Example approach bullets (process-focused)

  • Design reviews: internal technical review followed by stage gate submission for client review.
  • Permitting support: agency coordination for required forms and inspection readiness planning.
  • Documentation: transmittals and version control for plans, calculations, and specification sections.
  • Construction support: tracking and responding to RFIs and submittals using a defined issue log.

Example assumptions language (clear and grounded)

The proposal assumes timely access to existing record information and assumes permit submission requirements are provided in the procurement package. Any additional agency review cycles may adjust schedule timing through a change process.
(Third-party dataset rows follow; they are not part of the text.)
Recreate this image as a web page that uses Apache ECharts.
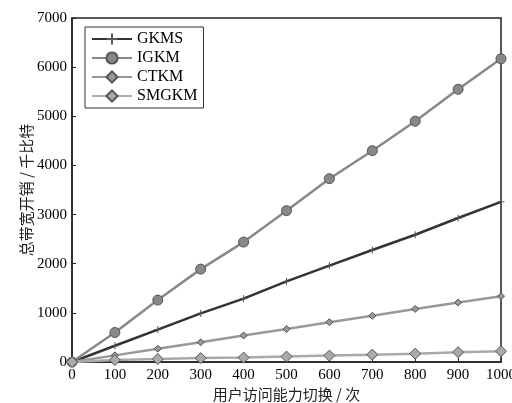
<!DOCTYPE html>
<html>
<head>
<meta charset="utf-8">
<script src="https://cdn.jsdelivr.net/npm/echarts@6/dist/echarts.min.js"></script>
<style>
html,body{margin:0;padding:0;background:#fff;}
#main{width:512px;height:403px;}
</style>
</head>
<body>
<div id="main"></div>
<script>
var xData = [0, 100, 200, 300, 400, 500, 600, 700, 800, 900, 1000];
var gkms = [0, 330, 660, 990, 1290, 1640, 1960, 2280, 2590, 2930, 3260];
var igkm = [0, 600, 1260, 1890, 2440, 3080, 3730, 4300, 4900, 5550, 6170];
var ctkm = [0, 135, 270, 400, 540, 670, 810, 940, 1080, 1210, 1340];
var smgkm = [0, 40, 60, 80, 90, 110, 130, 150, 170, 200, 220];

function makeSeries(name, data, color, symbol, size, width) {
	return {
		name: name,
		type: 'line',
		data: xData.map(function (x, i) { return [x, data[i]]; }),
		symbol: symbol,
		symbolSize: size,
		lineStyle: { color: color, width: width },
		itemStyle: { color: color, borderColor: '#555', borderWidth: 1 },
		z: 3
	};
}

var option = {
	animation: false,
	backgroundColor: '#fff',
	legend: {
		left: 85,
		top: 27,
		orient: 'vertical',
		itemGap: 3,
		itemWidth: 40,
		itemHeight: 14,
		padding: [4, 6, 4, 6],
		borderColor: '#333',
		borderWidth: 1,
		backgroundColor: '#fff',
		textStyle: { fontFamily: 'Liberation Serif', fontSize: 16, color: '#000' },
		data: ['GKMS', 'IGKM', 'CTKM', 'SMGKM']
	},
	grid: { left: 72, right: 11, top: 18, bottom: 41, outerBoundsMode: 'none', show: true, borderColor: '#222', borderWidth: 1.5 },
	xAxis: {
		type: 'value',
		min: 0, max: 1000, interval: 100,
		name: '用户访问能力切换 / 次',
		nameLocation: 'middle',
		nameGap: 25,
		nameMoveOverlap: false,
		nameTextStyle: { fontFamily: 'Noto Sans CJK SC', fontSize: 15, color: '#222' },
		axisLine: { lineStyle: { color: '#222', width: 1.5 } },
		axisTick: { inside: true, length: 4, lineStyle: { color: '#222' } },
		axisLabel: { fontFamily: 'Liberation Serif', fontSize: 15, color: '#000', margin: 6, formatter: function (v) { return String(v); } },
		splitLine: { show: false }
	},
	yAxis: {
		type: 'value',
		min: 0, max: 7000, interval: 1000,
		name: '总带宽开销 / 千比特',
		nameLocation: 'middle',
		nameGap: 46,
		nameMoveOverlap: false,
		nameTextStyle: { fontFamily: 'Noto Sans CJK SC', fontSize: 15, color: '#222', verticalAlign: 'middle' },
		axisLine: { lineStyle: { color: '#222', width: 1.5 } },
		axisTick: { inside: true, length: 4, lineStyle: { color: '#222' } },
		axisLabel: { fontFamily: 'Liberation Serif', fontSize: 15, color: '#000', margin: 5, formatter: function (v) { return String(v); } },
		splitLine: { show: false }
	},
	series: [
		makeSeries('GKMS', gkms, '#333', 'path://M0,5 L10,5 M5,0 L5,10', 7, 2.5),
		makeSeries('IGKM', igkm, '#888', 'circle', 10, 2.5),
		makeSeries('CTKM', ctkm, '#999', 'diamond', 7, 2.5),
		makeSeries('SMGKM', smgkm, '#aaa', 'diamond', 11, 2.5)
	]
};

var myChart = echarts.init(document.getElementById('main'));
myChart.setOption(option, true);
</script>
</body>
</html>
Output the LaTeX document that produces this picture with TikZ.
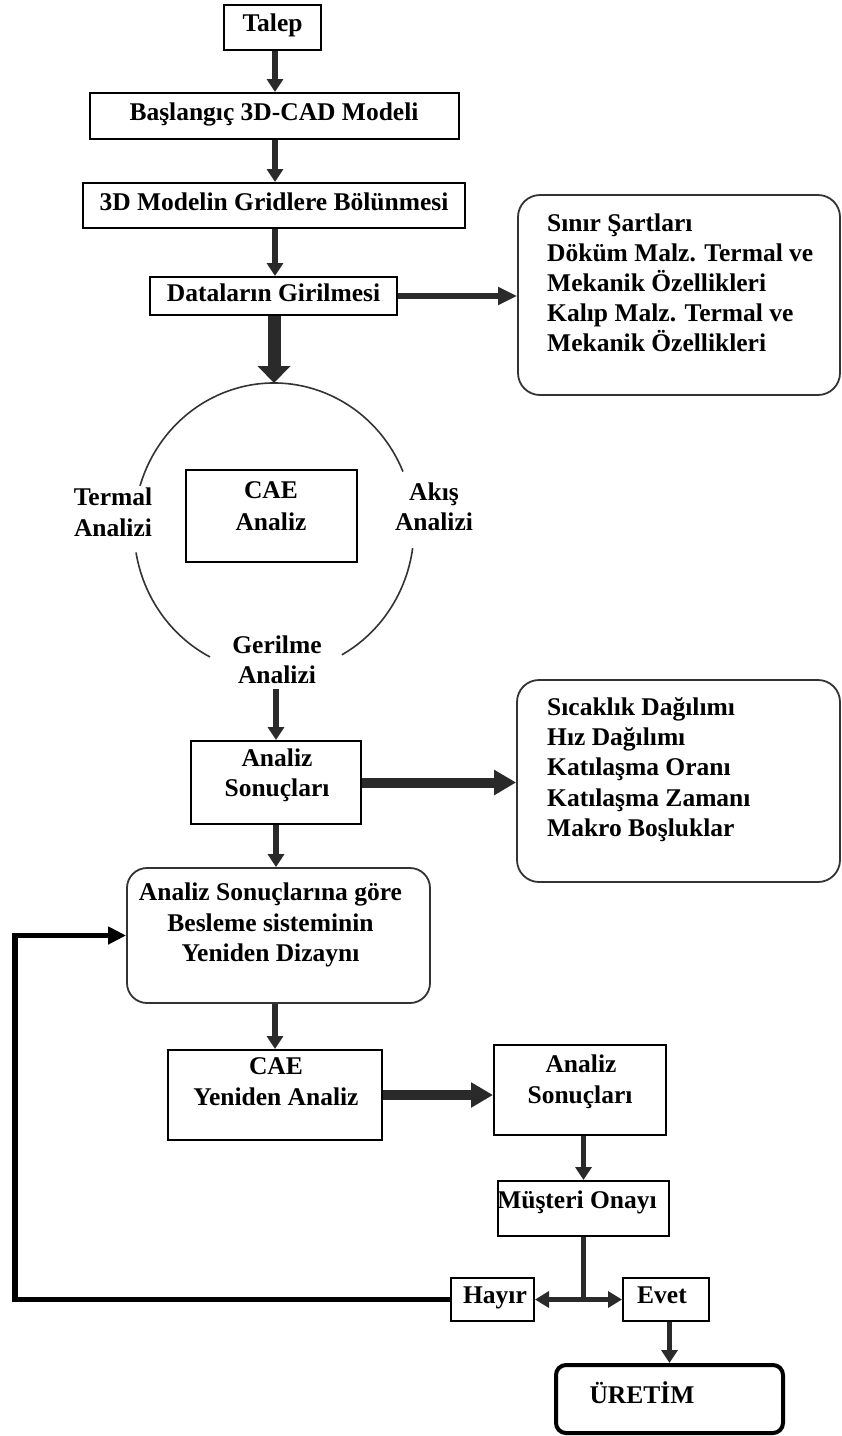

Checklist: civil engineering proposal messaging best practices

  • Align proposal order with the solicitation’s evaluation criteria.
  • Summarize outcomes early, then support them with a work plan.
  • Use clear “how” language for approach, quality, and risk control.
  • Keep paragraphs short in executive and scope sections.
  • Separate commitments from assumptions and exclusions.
  • Match narrative deliverables to pricing line items.
  • Standardize terms across disciplines and appendices.
  • Run a message audit before submission.

Next steps to improve proposal messaging

Create a messaging style guide for proposals

A short style guide can help engineers, estimators, and writers stay consistent. It can include approved terms, tone rules, and how to write assumptions and deliverables.

Build reusable templates for common sections

Templates for executive summaries, scope understanding, quality, and schedule narratives can save time. Reuse can still allow project-specific updates.

Use a review workflow with clear owners

Messaging quality improves when each section has an owner. Assign a technical reviewer for scope accuracy and a commercial reviewer for pricing alignment.

Civil engineering proposal messaging best practices focus on clarity, consistency, and alignment with what the buyer evaluates. When the narrative, technical approach, schedule, and pricing connect clearly, the proposal can read as one coordinated plan rather than separate documents.